Once the media gets wind of the cold-case investigations, things really explode. The real focus of this drama is the evolving relationships between these three characters. The film picks up the pace as it goes down its rabbit hole of confessions, sometimes taking Mads to the scene with hopes of recovering more memories. The murders go back 30 years, with the first committed when Mads was 14, so evidence is sparse and statutes of limitations apply. As the drama picks up, the tale and the characters grip us, as the actors build character depth and things get complicated. Like many Scandinavian crime series, all the characters in this story have their own complicated backstory and issues, and the film becomes more interesting and complex as it unravels the confessions and the cold-case murders. Motivations complicate matters, with all the three main characters having their own agendas, ambitions, and fears amid their deepening, complex relationships.

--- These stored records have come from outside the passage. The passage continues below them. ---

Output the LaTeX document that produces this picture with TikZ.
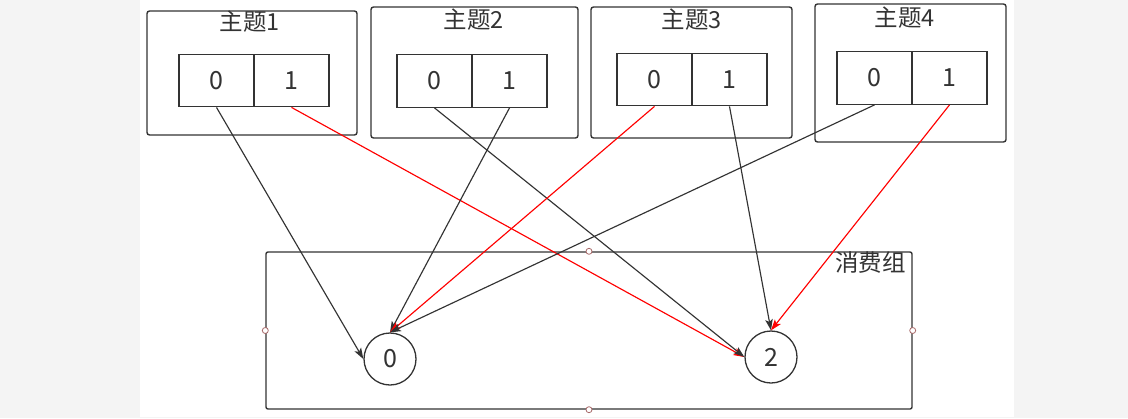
\documentclass[tikz,border=0pt]{standalone}
\usepackage{fontspec}
\setmainfont{Noto Sans CJK SC}
\usetikzlibrary{arrows.meta}
\definecolor{ink}{HTML}{333333}
\definecolor{bggray}{HTML}{F4F4F4}
\definecolor{handle}{HTML}{A86A6A}
\begin{document}
\begin{tikzpicture}[x=1pt,y=-1pt,
  topicbox/.style={draw=ink,line width=1.4pt,rounded corners=2.5pt,inner sep=0pt},
  cell/.style={draw=ink,line width=1.3pt,minimum width=75pt,minimum height=52.5pt,inner sep=0pt,font=\fontsize{25}{27}\selectfont,text=ink},
  ttl/.style={font=\fontsize{23.5}{25}\selectfont,text=ink,inner sep=0pt},
  member/.style={circle,draw=ink,line width=1.3pt,minimum size=52pt,inner sep=0pt,font=\fontsize{25}{27}\selectfont,text=ink},
  grp/.style={draw=ink,line width=1.4pt,rounded corners=2pt,inner sep=0pt},
  hdl/.style={circle,draw=handle,fill=white,line width=0.8pt,minimum size=6pt,inner sep=0pt},
  blk/.style={draw=ink,line width=1.15pt,-{Stealth[length=11pt,width=7.5pt,inset=2.5pt]}},
  rd/.style={draw=red,line width=1.15pt,-{Stealth[length=11pt,width=7.5pt,inset=2.5pt]}}
]
\useasboundingbox (0,0) rectangle (1128,418);
\fill[bggray] (0,0) rectangle (1128,418);
\fill[white] (140,0) rectangle (1014,416.5);

% topic boxes
\node[topicbox,minimum width=210pt,minimum height=124pt] (T1) at (252,73) {};
\node[topicbox,minimum width=207pt,minimum height=131pt] (T2) at (474.5,72.5) {};
\node[topicbox,minimum width=201pt,minimum height=131pt] (T3) at (691.5,72.5) {};
\node[topicbox,minimum width=191pt,minimum height=138pt] (T4) at (910.5,73) {};

\node[ttl] (L1) at (250,22) {主题1};
\node[ttl] (L2) at (474,20) {主题2};
\node[ttl] (L3) at (692,20) {主题3};
\node[ttl] (L4) at (905,17.5) {主题4};

% partition cells
\node[cell] (t1a) at (216.5,80.5) {0};
\node[cell] (t1b) at (291.5,80.5) {1};
\node[cell] (t2a) at (434.5,81) {0};
\node[cell] (t2b) at (509.5,81) {1};
\node[cell] (t3a) at (654.5,79.5) {0};
\node[cell] (t3b) at (729.5,79.5) {1};
\node[cell] (t4a) at (874.5,78) {0};
\node[cell] (t4b) at (949.5,78) {1};

% consumer group
\node[grp,minimum width=646pt,minimum height=157pt] (cg) at (589,330.5) {};
\node[ttl,anchor=north east] (cgl) at (906,252) {消费组};
\node[member] (c0) at (390,359) {0};
\node[member] (c2) at (771,357) {2};

% connectors
\draw[blk] (t1a.south) -- (c0.west);
\draw[rd]  (t1b.south) -- (c2.west);
\draw[blk] (t2a.south) -- (c2.west);
\draw[blk] (t2b.south) -- (c0.north);
\draw[rd]  (t3a.south) -- (c0.north);
\draw[blk] (t3b.south) -- (c2.north);
\draw[blk] (t4a.south) -- (c0.north);
\draw[rd]  (t4b.south) -- (c2.north);

% handles
\node[hdl] (h1) at (cg.north) {};
\node[hdl] (h2) at (cg.west) {};
\node[hdl] (h3) at (cg.east) {};
\node[hdl] (h4) at (cg.south) {};
\end{tikzpicture}
\end{document}
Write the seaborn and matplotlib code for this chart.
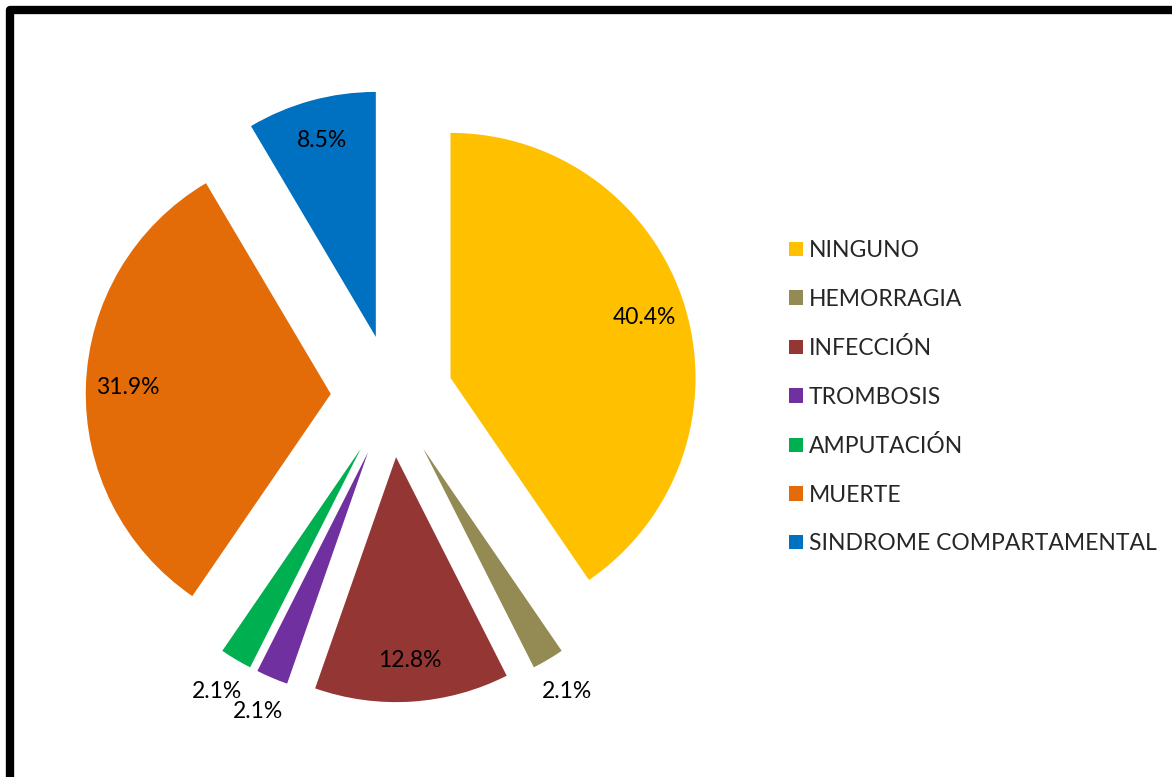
import numpy as np
import matplotlib
matplotlib.use("Agg")
import matplotlib.pyplot as plt
from matplotlib.patches import Patch, Rectangle
import seaborn as sns

# Complications data (percent of patients)
categories = ["NINGUNO", "HEMORRAGIA", "INFECCIÓN", "TROMBOSIS",
              "AMPUTACIÓN", "MUERTE", "SINDROME COMPARTAMENTAL"]
percentages = [40.4, 2.1, 12.8, 2.1, 2.1, 31.9, 8.5]
colors = ["#FFC000", "#948A54", "#943634", "#7030A0",
          "#00B050", "#E36C09", "#0070C0"]

sns.set_theme(style="white")
plt.rcParams["font.family"] = ["Lato", "DejaVu Sans"]

W, H = 1172, 777
fig = plt.figure(figsize=(W / 100, H / 100), dpi=100)
fig.patch.set_facecolor("white")

# Pie axes: center at (392, 396) px, radius 245 px
R_PX = 245
cx, cy = 392, H - 396
span = 1.5
side = 2 * span * R_PX
ax = fig.add_axes([(cx - side / 2) / W, (cy - side / 2) / H, side / W, side / H])

wedges, _ = ax.pie(percentages, colors=colors, startangle=90, counterclock=False,
                   explode=[0.25] * len(percentages), radius=1.0,
                   wedgeprops=dict(linewidth=0))
ax.set_xlim(-span, span)
ax.set_ylim(-span, span)
ax.set_aspect("equal")
ax.axis("off")

FS = 16.5

# Percentage labels: inside large slices, just outside small ones
for w, v in zip(wedges, percentages):
    mid = np.deg2rad((w.theta1 + w.theta2) / 2)
    dist = 0.83 if v > 5 else 1.15
    x = w.center[0] + dist * np.cos(mid)
    y = w.center[1] + dist * np.sin(mid)
    ax.text(x, y, f"{v:.1f}%", ha="center", va="center", fontsize=FS, color="black")

handles = [Patch(facecolor=c, edgecolor="none") for c in colors]
fig.legend(handles, categories, loc="center left",
           bbox_to_anchor=(789 / W, 1 - 397 / H), frameon=False,
           fontsize=FS, handlelength=0.62, handleheight=0.62,
           handletextpad=0.25, labelspacing=1.2, borderpad=0,
           borderaxespad=0)

# Outer black frame (top and left edges)
fig.add_artist(Rectangle((10 / W, -0.1), 1.2, (H - 10) / H + 0.1,
                         transform=fig.transFigure, fill=False,
                         edgecolor="black", linewidth=6, joinstyle="round"))

fig.savefig("out.png", dpi=100, facecolor="white")
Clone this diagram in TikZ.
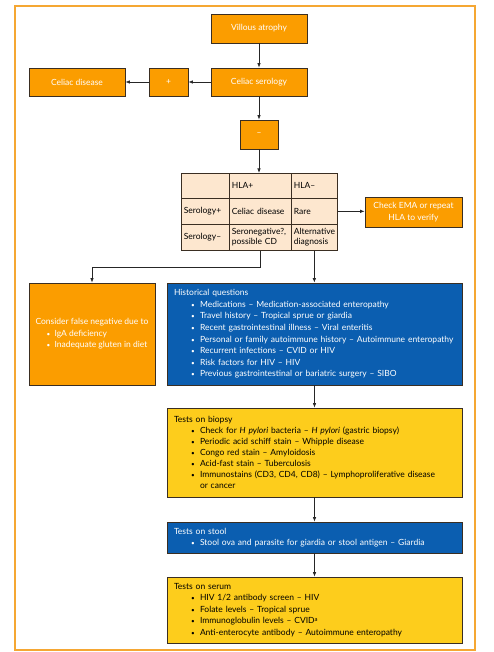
\documentclass[tikz,border=0pt]{standalone}
\usepackage{fontspec}
\setmainfont{Lato}
\usetikzlibrary{arrows.meta}
\definecolor{frameor}{HTML}{F5A733}
\definecolor{orfill}{HTML}{FB9D00}
\definecolor{bluefill}{HTML}{0B5EB0}
\definecolor{yelfill}{HTML}{FDCD1C}
\definecolor{peach}{HTML}{FDE7CF}
\definecolor{boxline}{HTML}{3A2E22}
\newcommand\bl[1]{\\\hspace*{17pt}\makebox[9pt][l]{\scalebox{.75}{\textbullet}}#1}
\tikzset{
  txt/.style={font=\fontsize{8.5}{11.6}\selectfont},
  obox/.style={txt, draw=boxline, fill=orfill, text=white, line width=0.8pt, align=center, inner sep=0pt},
  listbox/.style={txt, draw=boxline, line width=0.8pt, align=left, inner xsep=7pt, inner ysep=0pt, text width=281pt, minimum height=#1},
  bbox/.style={listbox=#1, fill=bluefill, text=white},
  ybox/.style={listbox=#1, fill=yelfill, text=black},
  cell/.style={font=\fontsize{8.5}{10.5}\selectfont, draw=boxline, fill=peach, line width=0.7pt, anchor=north west, align=left, inner xsep=2.5pt, inner ysep=0pt, text=black},
  conn/.style={-{Latex[length=4.5pt,width=3.5pt]}, line width=0.7pt, draw=black!85}
}
\begin{document}
\begin{tikzpicture}[x=1pt,y=-1pt]
\useasboundingbox (0,0) rectangle (493,652);
\draw[frameor, line width=1.8pt] (15,6) rectangle (475,650);

\node[obox, minimum width=96pt, minimum height=29pt] (va) at (259,28.5) {Villous atrophy};
\node[obox, minimum width=96pt, minimum height=28pt] (cs) at (259,82) {Celiac serology};
\node[obox, minimum width=39pt, minimum height=28pt] (plus) at (168.5,82) {+};
\node[obox, minimum width=96pt, minimum height=28pt] (cd) at (77,82) {Celiac disease};
\node[obox, minimum width=38pt, minimum height=29pt] (minus) at (259,134.5) {–};

% table
\node[cell, text width=43pt, minimum height=25pt] (t11) at (181,173) {};
\node[cell, text width=57pt, minimum height=25pt] (t12) at (229,173) {HLA+\\[3pt]};
\node[cell, text width=41pt, minimum height=25pt] (t13) at (291,173) {HLA–\\[3pt]};
\node[cell, text width=43pt, minimum height=26pt] (t21) at (181,198) {Serology+};
\node[cell, text width=57pt, minimum height=26pt] (t22) at (229,198) {Celiac disease};
\node[cell, text width=41pt, minimum height=26pt] (t23) at (291,198) {Rare};
\node[cell, text width=43pt, minimum height=26pt] (t31) at (181,224) {Serology–\\[3pt]};
\node[cell, text width=57pt, minimum height=26pt] (t32) at (229,224) {Seronegative?,\\possible CD};
\node[cell, text width=41pt, minimum height=26pt] (t33) at (291,224) {Alternative\\diagnosis};

\node[obox, minimum width=97pt, minimum height=30pt] (ema) at (413.5,212) {Check EMA or repeat\\HLA to verify};

\node[obox, minimum width=126pt, minimum height=102pt, align=left, inner xsep=3pt] (cfn) at (92,334)
  {Consider false negative due to\\
   \hspace*{11pt}\makebox[8pt][l]{\scalebox{.75}{\textbullet}}IgA deficiency\\
   \hspace*{11pt}\makebox[8pt][l]{\scalebox{.75}{\textbullet}}Inadequate gluten in diet};

\node[bbox=102pt] (hq) at (314.5,334) {Historical questions
  \bl{Medications – Medication-associated enteropathy}
  \bl{Travel history – Tropical sprue or giardia}
  \bl{Recent gastrointestinal illness – Viral enteritis}
  \bl{Personal or family autoimmune history – Autoimmune enteropathy}
  \bl{Recurrent infections – CVID or HIV}
  \bl{Risk factors for HIV – HIV}
  \bl{Previous gastrointestinal or bariatric surgery – SIBO}};

\node[ybox=89pt, font=\fontsize{8.5}{10.9}\selectfont] (bio) at (314.5,452.5) {Tests on biopsy
  \bl{Check for \textit{H pylori} bacteria – \textit{H pylori} (gastric biopsy)}
  \bl{Periodic acid schiff stain – Whipple disease}
  \bl{Congo red stain – Amyloidosis}
  \bl{Acid-fast stain – Tuberculosis}
  \bl{Immunostains (CD3, CD4, CD8) – Lymphoproliferative disease}
  \\\hspace*{26pt}or cancer};

\node[bbox=31pt] (stool) at (314.5,537.5) {Tests on stool
  \bl{Stool ova and parasite for giardia or stool antigen – Giardia}};

\node[ybox=66pt] (serum) at (314.5,610) {Tests on serum
  \bl{HIV 1/2 antibody screen – HIV}
  \bl{Folate levels – Tropical sprue}
  \bl{Immunoglobulin levels – CVID\textsuperscript{a}}
  \bl{Anti-enterocyte antibody – Autoimmune enteropathy}};

\draw[conn] (va) -- (cs);
\draw[conn] (cs) -- (plus);
\draw[conn] (plus) -- (cd);
\draw[conn] (cs) -- (minus);
\draw[conn] (minus.south) -- (minus.south |- t12.north);
\draw[conn] (t23.east) -- (t23.east -| ema.west);
\draw[conn] (t32.south) -- ++(0,17) -| (cfn.north);
\draw[conn] (t33.south) -- (t33.south |- hq.north);
\draw[conn] (hq) -- (bio);
\draw[conn] (bio) -- (stool);
\draw[conn] (stool) -- (serum);
\end{tikzpicture}
\end{document}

It is a strange, strange story and there is plenty of tension and twists, but the film has few of the gory details of the real Thomas Quick confessions. When we get the end of the drama, where there are more twists, we get the biggest shocks, some summarized in title cards at the end.

That the acting is superb is no surprise, given this cast. Each of the three principle actors are excellent, crafting multi-layered, complex characters, sometimes caught up in the juggernaut that the case becomes once it captures public attention. Gustaf Skarsgard’s performance is a standout, as he takes his character through the biggest transitions, going from a passive, frightened man who could easily be robbed, to an angry one with flashes of violence, to one with a growing sense of self-possession, in a well-crafted, chilling transformation. Father and son Stellan and Gustaf Skarsgard are terrific in their scenes together, but the real acting sparks fly in the scenes with Gustaf and Andrea Riseborough as the therapist, where the shifting dynamic between them is fascinating.

Director Ran Huang’s film fictionalized the true story so thoroughly that no one should view this drama as a summary of that strange case, but it does make for a fascinating psychological crime drama and strong showcase of fine acting by three very talented performers. The truth behind this odd case is still debated today, with various theories about it and accusations about cult-like manipulations, heavy medication, and who was using whom, in the events that unfolded around the confessions.

WHAT REMAINS opens Friday, June 21, in theaters and VOD.